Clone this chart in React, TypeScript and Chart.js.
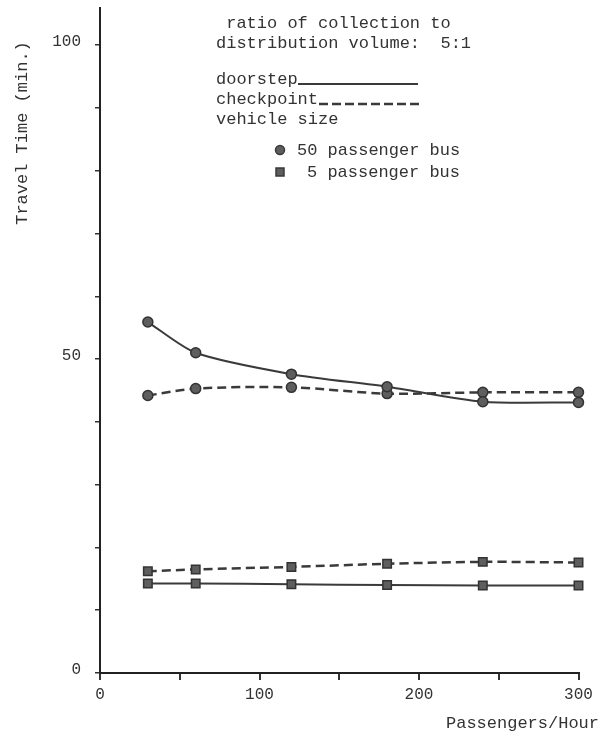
import React, { useEffect, useRef } from 'react';
import { Chart, registerables } from 'chart.js';

Chart.register(...registerables);

// Passengers per hour
const xValues = [30, 60, 120, 180, 240, 300];
// Travel time (min.)
const bus50Doorstep = [55.9, 51.0, 47.6, 45.6, 43.2, 43.1];
const bus50Checkpoint = [44.2, 45.3, 45.5, 44.5, 44.7, 44.7];
const bus5Doorstep = [14.25, 14.25, 14.15, 14.0, 13.95, 13.95];
const bus5Checkpoint = [16.2, 16.5, 16.9, 17.4, 17.7, 17.6];

const yTickValues = [0, 10, 20, 30, 40, 50, 60, 70, 80, 90, 100];
const yTickLabeled = [0, 50, 100];
const xTickValues = [0, 50, 100, 150, 200, 250, 300];
const xTickLabeled = [0, 100, 200, 300];

const titleLines = [' ratio of collection to', 'distribution volume:  5:1'];
const lineTypeLabels = ['doorstep', 'checkpoint', 'vehicle size'];
const vehicleLabels = ['50 passenger bus', '5 passenger bus'];
const yAxisTitle = 'Travel Time (min.)';
const xAxisTitle = 'Passengers/Hour';

const FONT = '"Liberation Mono", "Courier New", monospace';
const INK = '#333333';
const LINE = '#3a3a3a';
const MARK_FILL = '#5e5e5e';

const toPts = (ys: number[]) => xValues.map((x, i) => ({ x, y: ys[i] }));

const annotationPlugin = {
  id: 'annotations',
  afterDraw(chart: any) {
    const ctx = chart.ctx as CanvasRenderingContext2D;
    ctx.save();
    ctx.fillStyle = INK;
    ctx.strokeStyle = LINE;
    ctx.font = `17px ${FONT}`;
    ctx.textBaseline = 'middle';
    ctx.textAlign = 'left';
    ctx.fillText(titleLines[0], 216, 23);
    ctx.fillText(titleLines[1], 216, 43);
    ctx.fillText(lineTypeLabels[0], 216, 79);
    ctx.fillText(lineTypeLabels[1], 216, 99);
    ctx.fillText(lineTypeLabels[2], 216, 119);

    // legend line samples
    ctx.lineWidth = 2;
    ctx.setLineDash([]);
    ctx.beginPath();
    ctx.moveTo(298, 84);
    ctx.lineTo(418, 84);
    ctx.stroke();
    ctx.lineWidth = 2.5;
    ctx.setLineDash([9, 4]);
    ctx.beginPath();
    ctx.moveTo(319, 104);
    ctx.lineTo(420, 104);
    ctx.stroke();
    ctx.setLineDash([]);

    // legend markers
    ctx.fillStyle = MARK_FILL;
    ctx.lineWidth = 1.5;
    ctx.beginPath();
    ctx.arc(280, 150, 4.5, 0, Math.PI * 2);
    ctx.fill();
    ctx.stroke();
    ctx.beginPath();
    ctx.rect(276, 168, 8, 8);
    ctx.fill();
    ctx.stroke();

    ctx.fillStyle = INK;
    ctx.fillText(vehicleLabels[0], 297, 150);
    ctx.fillText(vehicleLabels[1], 307, 172);

    // axis titles
    ctx.textAlign = 'right';
    ctx.fillText(xAxisTitle, 599, 723);

    ctx.save();
    ctx.translate(22, 133);
    ctx.rotate(-Math.PI / 2);
    ctx.textAlign = 'center';
    ctx.fillText(yAxisTitle, 0, 0);
    ctx.restore();

    ctx.restore();
  },
};

export default function App() {
  const canvasRef = useRef<HTMLCanvasElement | null>(null);

  useEffect(() => {
    if (!canvasRef.current) return;
    const solid = { borderDash: [] as number[], borderWidth: 2 };
    const dashed = { borderDash: [9, 5], borderWidth: 2.5 };
    const circle = {
      pointStyle: 'circle',
      pointRadius: 5,
      pointBackgroundColor: MARK_FILL,
      pointBorderColor: '#333',
      pointBorderWidth: 1.5,
    };
    const square = {
      pointStyle: 'rect',
      pointRadius: 6,
      pointBackgroundColor: MARK_FILL,
      pointBorderColor: '#333',
      pointBorderWidth: 1.5,
    };
    const chart = new Chart(canvasRef.current, {
      type: 'line',
      data: {
        datasets: [
          { label: '50 bus doorstep', data: toPts(bus50Doorstep), borderColor: LINE, tension: 0.25, clip: false, ...solid, ...circle },
          { label: '50 bus checkpoint', data: toPts(bus50Checkpoint), borderColor: LINE, tension: 0.3, clip: false, ...dashed, ...circle },
          { label: '5 bus doorstep', data: toPts(bus5Doorstep), borderColor: LINE, tension: 0.2, clip: false, ...solid, ...square },
          { label: '5 bus checkpoint', data: toPts(bus5Checkpoint), borderColor: LINE, tension: 0.3, clip: false, ...dashed, ...square },
        ] as any,
      },
      options: {
        animation: false,
        responsive: false,
        layout: { padding: { top: 6, right: 26.5, bottom: 0, left: 0 } },
        plugins: { legend: { display: false }, tooltip: { enabled: false } },
        scales: {
          x: {
            type: 'linear',
            min: 0,
            max: 300,
            afterBuildTicks: (scale: any) => {
              scale.ticks = xTickValues.map((v) => ({ value: v }));
            },
            afterFit: (scale: any) => {
              scale.height = 62;
            },
            ticks: {
              autoSkip: false,
              maxRotation: 0,
              padding: 5,
              color: INK,
              font: { family: FONT, size: 16 },
              callback: (v: any) => (xTickLabeled.includes(Number(v)) ? String(v) : ''),
            },
            grid: { display: true, drawOnChartArea: false, drawTicks: true, tickLength: 7, color: '#333', lineWidth: 2 },
            border: { display: true, color: '#222', width: 2 },
          },
          y: {
            type: 'linear',
            min: 0,
            max: 106,
            afterBuildTicks: (scale: any) => {
              scale.ticks = yTickValues.map((v) => ({ value: v }));
            },
            afterFit: (scale: any) => {
              scale.width = 100;
              scale.paddingTop = 0;
              scale.paddingBottom = 0;
            },
            ticks: {
              autoSkip: false,
              padding: 14,
              labelOffset: -3,
              color: INK,
              font: { family: FONT, size: 16 },
              callback: (v: any) => (yTickLabeled.includes(Number(v)) ? String(v) : ''),
            },
            grid: { display: true, drawOnChartArea: false, drawTicks: true, tickLength: 5, color: '#333', lineWidth: 1.5 },
            border: { display: true, color: '#222', width: 2 },
          },
        },
      } as any,
      plugins: [annotationPlugin],
    });
    return () => chart.destroy();
  }, []);

  return (
    <div style={{ position: 'fixed', left: 0, top: 0, width: 605, height: 735, background: '#fff' }}>
      <canvas ref={canvasRef} width={605} height={735} style={{ display: 'block', width: 605, height: 735 }} />
    </div>
  );
}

INSTRUCTION:
Up to and including the line with "const toPts = (ys: number[])", copy the data above from its first line. Skip pictures.

COMPLETE ANSWER:
Clone this chart in React, TypeScript and Chart.js.
import React, { useEffect, useRef } from 'react';
import { Chart, registerables } from 'chart.js';

Chart.register(...registerables);

// Passengers per hour
const xValues = [30, 60, 120, 180, 240, 300];
// Travel time (min.)
const bus50Doorstep = [55.9, 51.0, 47.6, 45.6, 43.2, 43.1];
const bus50Checkpoint = [44.2, 45.3, 45.5, 44.5, 44.7, 44.7];
const bus5Doorstep = [14.25, 14.25, 14.15, 14.0, 13.95, 13.95];
const bus5Checkpoint = [16.2, 16.5, 16.9, 17.4, 17.7, 17.6];

const yTickValues = [0, 10, 20, 30, 40, 50, 60, 70, 80, 90, 100];
const yTickLabeled = [0, 50, 100];
const xTickValues = [0, 50, 100, 150, 200, 250, 300];
const xTickLabeled = [0, 100, 200, 300];

const titleLines = [' ratio of collection to', 'distribution volume:  5:1'];
const lineTypeLabels = ['doorstep', 'checkpoint', 'vehicle size'];
const vehicleLabels = ['50 passenger bus', '5 passenger bus'];
const yAxisTitle = 'Travel Time (min.)';
const xAxisTitle = 'Passengers/Hour';

const FONT = '"Liberation Mono", "Courier New", monospace';
const INK = '#333333';
const LINE = '#3a3a3a';
const MARK_FILL = '#5e5e5e';

const toPts = (ys: number[]) => xValues.map((x, i) => ({ x, y: ys[i] }));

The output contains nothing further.